Another indicator that pushing its record in Wales will be unhelpful is the results from the latest Welsh Political Barometer poll. Respondents were asked to rate all the UK and Welsh party leaders - Neil Hamilton averaged only two out of 10. My Wales Governance Centre colleague Prof Roger Scully recently stated that he was "not aware of any party leader, anywhere, that has ever scored as badly on a similar question. Even among those who voted UKIP in 2015, [Mr] Hamilton fails to average as high as three out of 10". It seems as though the increased visibility of Neil Hamilton since he became leader of UKIP in Wales has had a detrimental effect.
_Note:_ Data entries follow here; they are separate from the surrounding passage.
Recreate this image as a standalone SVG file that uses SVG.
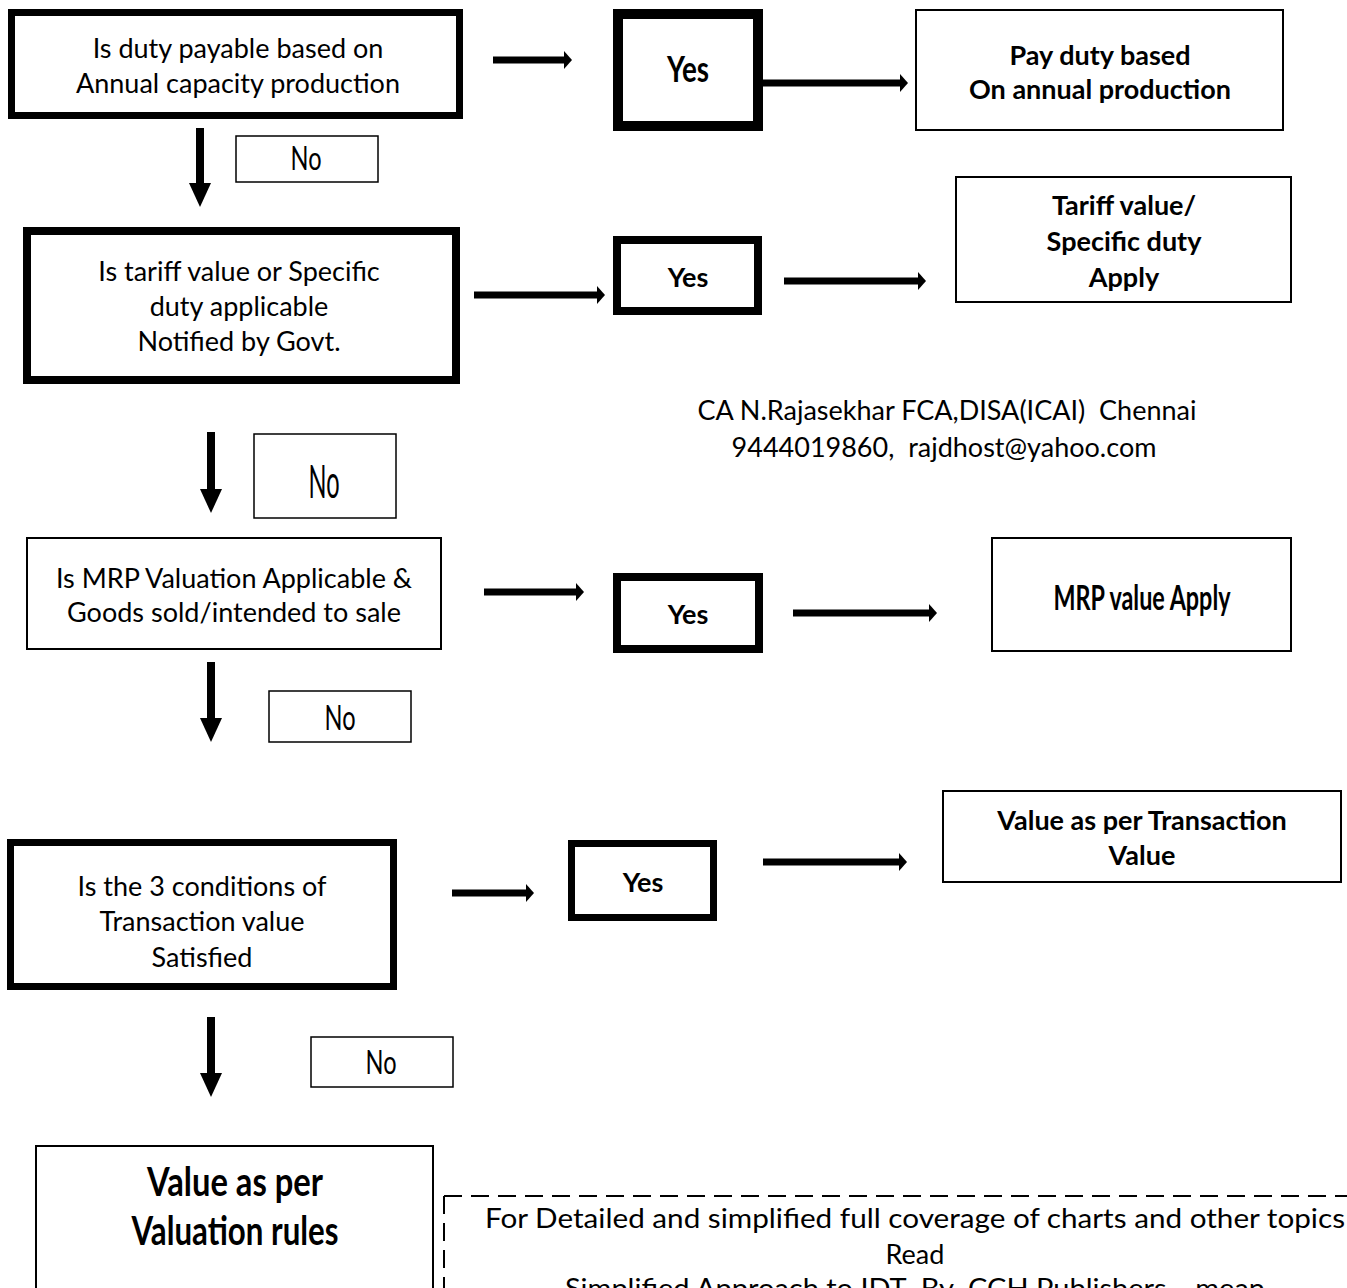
<svg xmlns="http://www.w3.org/2000/svg" width="1347" height="1288" viewBox="0 0 1347 1288">
<style>
.box{fill:#fff;stroke:#000}
.thin{stroke-width:2}
.t{font-family:Lato,"Open Sans","Liberation Sans",sans-serif;font-size:27px;fill:#000;text-anchor:middle}
.b{font-weight:bold}
.n{font-family:Lato,"Liberation Sans",sans-serif;fill:#000;text-anchor:middle}
.c{font-family:Lato,"Liberation Sans",sans-serif;font-weight:bold;fill:#000;text-anchor:middle}
.h{stroke:#000;stroke-width:7;fill:none}
.v{stroke:#000;stroke-width:8;fill:none}
</style>
<defs>
<marker id="ah" viewBox="0 0 8 18" refX="0" refY="9" markerWidth="8" markerHeight="18" markerUnits="userSpaceOnUse" orient="auto"><path d="M0,0 L8,9 L0,18 Z" fill="#000"/></marker>
<marker id="av" viewBox="0 0 24 22" refX="0" refY="11" markerWidth="24" markerHeight="22" markerUnits="userSpaceOnUse" orient="auto"><path d="M0,0 L24,11 L0,22 Z" fill="#000"/></marker>
</defs>
<rect width="1347" height="1288" fill="#fff"/>
<g id="connectors">
<line class="h" x1="493" y1="60" x2="564" y2="60" marker-end="url(#ah)"/>
<line class="h" x1="763" y1="83" x2="900" y2="83" marker-end="url(#ah)"/>
<line class="v" x1="200" y1="128" x2="200" y2="183" marker-end="url(#av)"/>
<line class="h" x1="474" y1="295" x2="597" y2="295" marker-end="url(#ah)"/>
<line class="h" x1="784" y1="281" x2="918" y2="281" marker-end="url(#ah)"/>
<line class="v" x1="211" y1="432" x2="211" y2="489" marker-end="url(#av)"/>
<line class="h" x1="484" y1="592" x2="576" y2="592" marker-end="url(#ah)"/>
<line class="h" x1="793" y1="613" x2="929" y2="613" marker-end="url(#ah)"/>
<line class="v" x1="211" y1="662" x2="211" y2="718" marker-end="url(#av)"/>
<line class="h" x1="452" y1="893" x2="526" y2="893" marker-end="url(#ah)"/>
<line class="h" x1="763" y1="862" x2="899" y2="862" marker-end="url(#ah)"/>
<line class="v" x1="211" y1="1017" x2="211" y2="1073" marker-end="url(#av)"/>
</g>
<g id="q1">
<rect class="box" x="11.5" y="12.5" width="448" height="103" stroke-width="7"/>
<text class="t" x="238" y="58">Is duty payable based on</text>
<text class="t" x="238" y="93">Annual capacity production</text>
</g>
<g id="yes1">
<rect class="box" x="618" y="14" width="140" height="112" stroke-width="10"/>
<text class="c" x="688" y="82" font-size="37" textLength="42" lengthAdjust="spacingAndGlyphs">Yes</text>
</g>
<g id="r1">
<rect class="box thin" x="916" y="10" width="367" height="120"/>
<text class="t b" x="1100" y="65">Pay duty based</text>
<text class="t b" x="1100" y="99">On annual production</text>
</g>
<g id="no1">
<rect class="box" x="236" y="136" width="142" height="46" stroke-width="1.5"/>
<text class="n" x="306" y="170" font-size="32" textLength="31" lengthAdjust="spacingAndGlyphs">No</text>
</g>
<g id="q2">
<rect class="box" x="27" y="231" width="429" height="149" stroke-width="8"/>
<text class="t" x="239" y="281">Is tariff value or Specific</text>
<text class="t" x="239" y="316">duty applicable</text>
<text class="t" x="239" y="351">Notified by Govt.</text>
</g>
<g id="yes2">
<rect class="box" x="617" y="240" width="141" height="71" stroke-width="8"/>
<text class="t b" x="688" y="287">Yes</text>
</g>
<g id="r2">
<rect class="box thin" x="956" y="177" width="335" height="125"/>
<text class="t b" x="1124" y="215">Tariff value/</text>
<text class="t b" x="1124" y="251">Specific duty</text>
<text class="t b" x="1124" y="287">Apply</text>
</g>
<g id="author">
<text class="t" x="947" y="420" font-size="28" xml:space="preserve">CA N.Rajasekhar FCA,DISA(ICAI)  Chennai</text>
<text class="t" x="944" y="457" font-size="28" xml:space="preserve">9444019860,  rajdhost@yahoo.com</text>
</g>
<g id="no2">
<rect class="box" x="254" y="434" width="142" height="84" stroke-width="1.5"/>
<text class="n" x="324" y="498" font-size="46" textLength="31" lengthAdjust="spacingAndGlyphs">No</text>
</g>
<g id="q3">
<rect class="box thin" x="27" y="538" width="414" height="111"/>
<text class="t" x="234" y="588">Is MRP Valuation Applicable &amp;</text>
<text class="t" x="234" y="622">Goods sold/intended to sale</text>
</g>
<g id="yes3">
<rect class="box" x="617" y="577" width="142" height="72" stroke-width="8"/>
<text class="t b" x="688" y="624">Yes</text>
</g>
<g id="r3">
<rect class="box thin" x="992" y="538" width="299" height="113"/>
<text class="c" x="1142" y="610" font-size="35" textLength="177" lengthAdjust="spacingAndGlyphs">MRP value Apply</text>
</g>
<g id="no3">
<rect class="box" x="269" y="691" width="142" height="51" stroke-width="1.5"/>
<text class="n" x="340" y="730" font-size="34" textLength="31" lengthAdjust="spacingAndGlyphs">No</text>
</g>
<g id="q4">
<rect class="box" x="10.5" y="842.5" width="383" height="144" stroke-width="7"/>
<text class="t" x="202" y="896">Is the 3 conditions of</text>
<text class="t" x="202" y="931">Transaction value</text>
<text class="t" x="202" y="967">Satisfied</text>
</g>
<g id="yes4">
<rect class="box" x="571.5" y="843.5" width="142" height="74" stroke-width="7"/>
<text class="t b" x="643" y="892">Yes</text>
</g>
<g id="r4">
<rect class="box thin" x="943" y="791" width="398" height="91"/>
<text class="t b" x="1142" y="830">Value as per Transaction</text>
<text class="t b" x="1142" y="865">Value</text>
</g>
<g id="no4">
<rect class="box" x="311" y="1037" width="142" height="50" stroke-width="1.5"/>
<text class="n" x="381" y="1074" font-size="33" textLength="31" lengthAdjust="spacingAndGlyphs">No</text>
</g>
<g id="r5">
<rect class="box thin" x="36" y="1146" width="397" height="160"/>
<text class="c" x="235" y="1196" font-size="40" textLength="176" lengthAdjust="spacingAndGlyphs">Value as per</text>
<text class="c" x="235" y="1245" font-size="40" textLength="207" lengthAdjust="spacingAndGlyphs">Valuation rules</text>
</g>
<g id="note">
<path d="M444,1196 H1347 M444,1196 V1288" stroke="#000" stroke-width="2" stroke-dasharray="18,9" fill="none"/>
<text class="t" x="915" y="1228" font-size="30" textLength="860" lengthAdjust="spacingAndGlyphs">For Detailed and simplified full coverage of charts and other topics</text>
<text class="t" x="915" y="1264" font-size="30">Read</text>
<text class="t" x="915" y="1298" font-size="30" textLength="700" lengthAdjust="spacingAndGlyphs" xml:space="preserve">Simplified Approach to IDT  By  CCH Publishers ,  mean</text>
</g>
</svg>
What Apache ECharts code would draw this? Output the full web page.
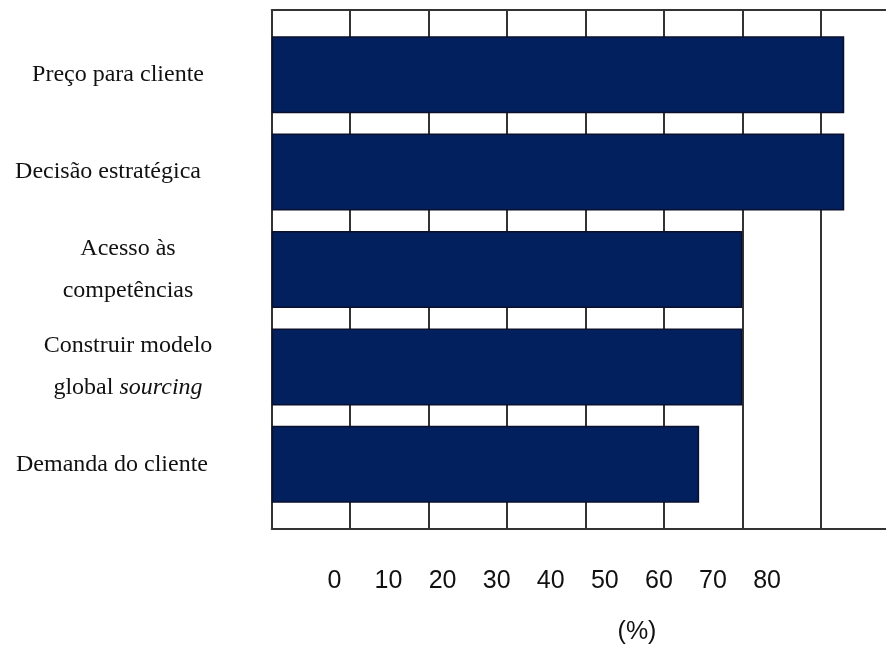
<!DOCTYPE html>
<html>
<head>
<meta charset="utf-8">
<script src="https://cdn.jsdelivr.net/npm/echarts@6/dist/echarts.min.js"></script>
<style>
  html, body { margin: 0; padding: 0; background: #ffffff; }
  #chart { width: 886px; height: 648px; }
</style>
</head>
<body>
<div id="chart"></div>
<script>
// Motives, top to bottom
const categories = [
  'Preço para cliente',
  'Decisão estratégica',
  'Acesso às\ncompetências',
  'Construir modelo\nglobal sourcing',
  'Demanda do cliente'
];
// Share of respondents (%)
const values = [73, 73, 60, 60, 54.5];
// Labels printed under the chart
const tickLabels = ['0', '10', '20', '30', '40', '50', '60', '70', '80'];
const unitLabel = '(%)';

// Layout constants
const CHART_W = 886;
const PLOT_LEFT = 271.7;
const STEP = 78.43;                                   // pixels per 10 %
const X_MAX = (CHART_W - PLOT_LEFT) / STEP * 10;      // the plot runs off the right edge
const labelShift = [10, 20, 0, 0, 16];                // leftward nudge of each category label

const serif = '"Liberation Serif", "Times New Roman", serif';
const sans = '"Liberation Sans", Arial, sans-serif';
const lineCol = '#333';

function catLabel(value, index) {
  const s = 's' + index;
  return value.split('\n').map(line => {
    if (line.indexOf('sourcing') >= 0) {
      return '{' + s + '|' + line.replace('sourcing', '') + '}{it|sourcing}';
    }
    return '{' + s + '|' + line + '}';
  }).join('\n');
}

const rich = {
  it: { fontFamily: serif, fontSize: 24, fontStyle: 'italic', color: '#111', lineHeight: 42 }
};
labelShift.forEach((sh, i) => {
  rich['s' + i] = { fontFamily: serif, fontSize: 24, color: '#111', lineHeight: 42,
                    padding: [0, sh * 2, 0, 0] };
});

const chart = echarts.init(document.getElementById('chart'), null, { renderer: 'canvas' });

const hiddenParts = {
  axisTick: { show: false }, axisLabel: { show: false }
};

chart.setOption({
  backgroundColor: '#ffffff',
  animation: false,
  grid: [
    // frame with vertical grid lines
    { left: PLOT_LEFT, top: 10, right: 0, height: 518.3 },
    // bars
    { left: PLOT_LEFT, top: 26, right: 0, height: 487 },
    // printed scale
    { left: 307.4, top: 540, width: 486.7, height: 20 }
  ],
  xAxis: [
    { gridIndex: 0, type: 'value', min: 0, max: X_MAX, interval: 10, position: 'bottom',
      ...hiddenParts,
      axisLine: { show: true, onZero: false, lineStyle: { color: lineCol, width: 2 } },
      splitLine: { show: true, showMaxLine: false, lineStyle: { color: lineCol, width: 2 } } },
    { gridIndex: 0, type: 'value', min: 0, max: X_MAX, interval: 10, position: 'top',
      ...hiddenParts,
      axisLine: { show: true, onZero: false, lineStyle: { color: lineCol, width: 2 } },
      splitLine: { show: false } },
    { gridIndex: 1, type: 'value', min: 0, max: X_MAX, interval: 10, show: false },
    { gridIndex: 2, type: 'category', data: tickLabels,
      axisLine: { show: false }, axisTick: { show: false }, splitLine: { show: false },
      axisLabel: { show: true, interval: 0, margin: 9, color: '#111',
                   fontFamily: sans, fontSize: 25 } }
  ],
  yAxis: [
    { gridIndex: 0, type: 'value', min: 0, max: 1, show: false },
    { gridIndex: 1, type: 'category', inverse: true, data: categories,
      axisLine: { show: false }, axisTick: { show: false }, splitLine: { show: false },
      axisLabel: { show: true, interval: 0, margin: 143.7, align: 'center',
                   formatter: catLabel, rich: rich } },
    { gridIndex: 2, type: 'value', show: false }
  ],
  series: [
    {
      type: 'bar',
      xAxisIndex: 2,
      yAxisIndex: 1,
      data: values,
      barWidth: 77,
      itemStyle: { color: '#02205E', borderColor: '#0a0f2c', borderWidth: 1.5 }
    }
  ],
  graphic: [
    { type: 'text', x: 637, y: 632, z: 10,
      style: { text: unitLabel, font: '25px ' + sans, fill: '#111',
               align: 'center', verticalAlign: 'middle' } }
  ]
});
</script>
</body>
</html>
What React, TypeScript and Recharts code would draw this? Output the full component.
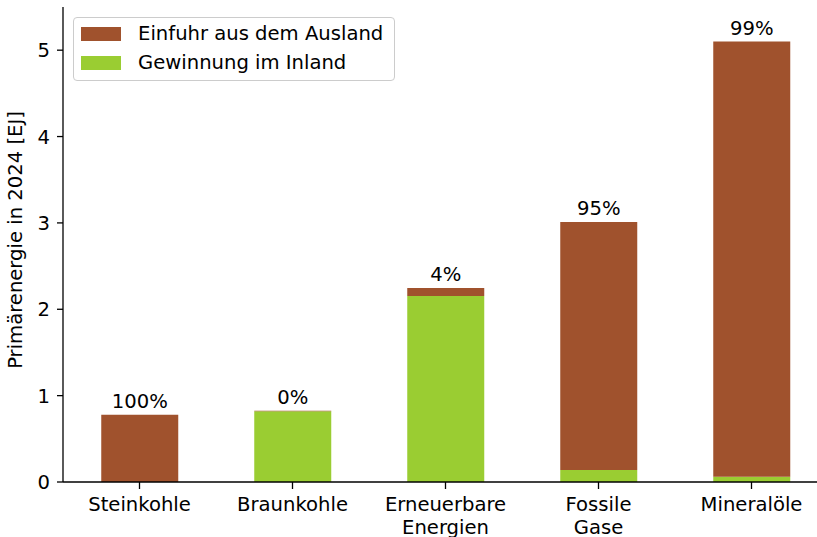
import { BarChart, Bar, XAxis, YAxis, Legend, LabelList } from "recharts";

const categories = ["Steinkohle", "Braunkohle", "Erneuerbare\nEnergien", "Fossile\nGase", "Mineralöle"];
const importEJ = [0.78, 0.005, 0.09, 2.87, 5.04];
const domesticEJ = [0.0, 0.82, 2.155, 0.14, 0.06];
const importShare = ["100%", "0%", "4%", "95%", "99%"];
const yTicks = [0, 1, 2, 3, 4, 5];

const BROWN = "#A0522D";
const GREEN = "#9ACD32";
const FONT = "'DejaVu Sans', sans-serif";
const FS = 19.6;

const data = categories.map((name, i) => ({
  name,
  ausland: importEJ[i],
  inland: domesticEJ[i],
  share: importShare[i],
}));

function CategoryTick({ x, y, payload }: any) {
  const lines = String(payload.value).split("\n");
  return (
    <text x={x} y={y} textAnchor="middle" fontFamily={FONT} fontSize={FS} fill="#000">
      {lines.map((l, i) => (
        <tspan key={i} x={x} dy={i === 0 ? 20 : 23.4}>
          {l}
        </tspan>
      ))}
    </text>
  );
}

function LegendBox() {
  const items = [
    { label: "Einfuhr aus dem Ausland", color: BROWN },
    { label: "Gewinnung im Inland", color: GREEN },
  ];
  return (
    <div
      style={{
        width: 322,
        height: 64,
        border: "1px solid #cccccc",
        borderRadius: 4,
        background: "rgba(255,255,255,0.8)",
        boxSizing: "border-box",
        fontFamily: FONT,
        fontSize: FS,
        color: "#000",
        paddingTop: 1,
      }}
    >
      {items.map((it) => (
        <div key={it.label} style={{ display: "flex", alignItems: "center", height: 29 }}>
          <span style={{ display: "inline-block", width: 40, height: 14, background: it.color, marginLeft: 7, marginRight: 17 }} />
          <span>{it.label}</span>
        </div>
      ))}
    </div>
  );
}

export default function App() {
  return (
    <div style={{ position: "fixed", left: 0, top: 0, width: 817, height: 537, overflow: "hidden", background: "#fff" }}>
      <BarChart
        width={840}
        height={560}
        data={data}
        margin={{ top: 7, right: 12, bottom: 0, left: 0 }}
        barCategoryGap="25%"
      >
        <XAxis
          dataKey="name"
          interval={0}
          tick={<CategoryTick />}
          tickSize={7}
          tickMargin={2}
          height={78}
          stroke="#000"
          strokeWidth={1.3}
        />
        <XAxis xAxisId="top" orientation="top" dataKey="name" height={0} tick={false} tickLine={false} stroke="#000" strokeWidth={1.3} />
        <YAxis
          width={63}
          domain={[0, 5.5]}
          ticks={yTicks}
          interval={0}
          tickSize={6}
          tickMargin={7}
          stroke="#000"
          strokeWidth={1.3}
          tick={{ fontSize: FS, fontFamily: FONT, fill: "#000" }}
          label={{
            content: () => (
              <text x={22} y={240} transform="rotate(-90, 22, 240)" textAnchor="middle" fontFamily={FONT} fontSize={FS} fill="#000">
                Primärenergie in 2024 [EJ]
              </text>
            ),
          }}
        />
        <YAxis yAxisId="right" orientation="right" width={0} tick={false} tickLine={false} stroke="#000" strokeWidth={1.3} />
        <Legend
          layout="vertical"
          align="center"
          verticalAlign="middle"
          wrapperStyle={{ position: "absolute", left: 73, top: 17, width: 322 }}
          content={() => <LegendBox />}
        />
        <Bar dataKey="inland" stackId="a" fill={GREEN} isAnimationActive={false} legendType="none" />
        <Bar dataKey="ausland" stackId="a" fill={BROWN} isAnimationActive={false}>
          <LabelList dataKey="share" position="top" offset={7} fontSize={FS} fontFamily={FONT} fill="#000" />
        </Bar>
      </BarChart>
    </div>
  );
}
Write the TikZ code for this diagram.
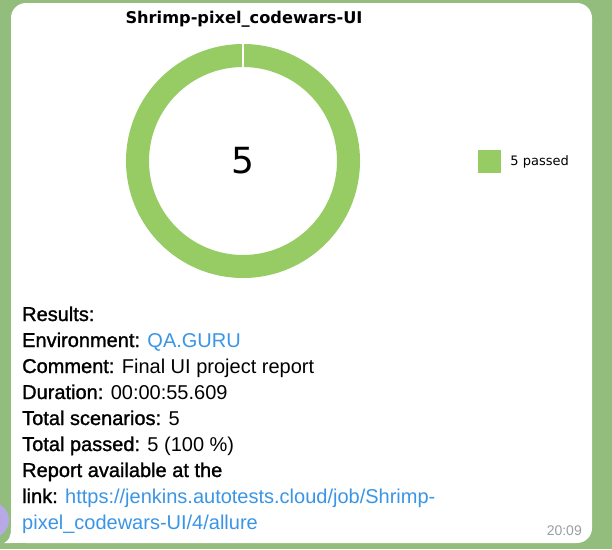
\documentclass[tikz,border=0pt]{standalone}
\usepackage{fontspec}
\setmainfont{Liberation Sans}
\newfontfamily\chartfont{DejaVu Sans}
\newfontfamily\labfont{Liberation Sans}[FakeBold=1.3]
\newcommand\lab[1]{{\labfont #1}}
\usetikzlibrary{positioning}
\definecolor{passed}{HTML}{97CC64}
\definecolor{wallgreen}{RGB}{146,189,125}
\definecolor{linkblue}{HTML}{3A95E6}
\definecolor{stampgray}{HTML}{9A9FA3}
\definecolor{avatar}{HTML}{B7A8E6}
\tikzset{
        txt/.style={anchor=base west, inner sep=0pt, font=\fontsize{20}{24}\selectfont},
        legbox/.style={fill=passed, minimum size=23pt, inner sep=0pt}
}
\begin{document}
\begin{tikzpicture}[x=1pt, y=-1pt]
        \useasboundingbox (0,0) rectangle (612,549);
        \fill [wallgreen] (0,0) rectangle (612,549);
        \fill [avatar] (-9,520) circle (18);
        \fill [white, rounded corners=15pt] (11,3) rectangle (592,543);
        \fill [white] (11,520) rectangle (40,543);
        \fill [white] (11,528) .. controls (11,538) and (8,541) .. (4,543) -- (12,543) -- cycle;
        \node [font=\chartfont\bfseries\fontsize{16.2}{19}\selectfont] (TT) at (244,19) {Shrimp-pixel\_codewars-UI};
        \fill [passed, even odd rule] (243,161) circle (117) (243,161) circle (94);
        \draw [white, line width=1.2pt] (243,43) -- (243,68);
        \node [font=\chartfont\fontsize{36}{40}\selectfont] (CT) at (243,161) {5};
        \node [legbox] (LG) at (489.5,161.5) {};
        \node [right=9pt of LG, inner sep=0pt, font=\chartfont\fontsize{13}{15}\selectfont] (LGT) {5 passed};
        \node [txt] (RES) at (22,321) {\lab{Results:}};
        \node [txt] (ENV) at (22,347) {\lab{Environment:} \textcolor{linkblue}{QA.GURU}};
        \node [txt] (COM) at (22,373) {\lab{Comment:} Final UI project report};
        \node [txt] (DUR) at (22,399) {\lab{Duration:} 00:00:55.609};
        \node [txt] (SCN) at (22,425) {\lab{Total scenarios:} 5};
        \node [txt] (PAS) at (22,451) {\lab{Total passed:} 5 (100 \%)};
        \node [txt] (REP) at (22,477) {\lab{Report available at the}};
        \node [txt] (LNK) at (22,503) {\lab{link:} \textcolor{linkblue}{https://jenkins.autotests.cloud/job/Shrimp-}};
        \node [txt] (URL) at (22,529) {\textcolor{linkblue}{pixel\_codewars-UI/4/allure}};
        \node [anchor=base east, inner sep=0pt, text=stampgray, font=\fontsize{14}{16}\selectfont] (TIM) at (582,535) {20:09};
\end{tikzpicture}
\end{document}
This election may prove to be very difficult for UKIP. As many figures in the party have noted, it has come at an inopportune time. After the UK voted to leave the EU, there is a serious question as to what the role of UKIP is to be over the next few years. Notable figures have already left, such as Mark Reckless in the assembly and Douglas Carswell at Westminster. If the party is struggling to keep hold of politicians, it will also have difficulty trying to keep hold of voters. UKIP's economic spokesman Patrick O'Flynn argued that in light of the vote for Brexit, UKIP had become "the most successful pressure group of the entire 21st Century". With UKIP's raison d'etre being diminished post-Brexit, minority party status is likely to be where it is heading.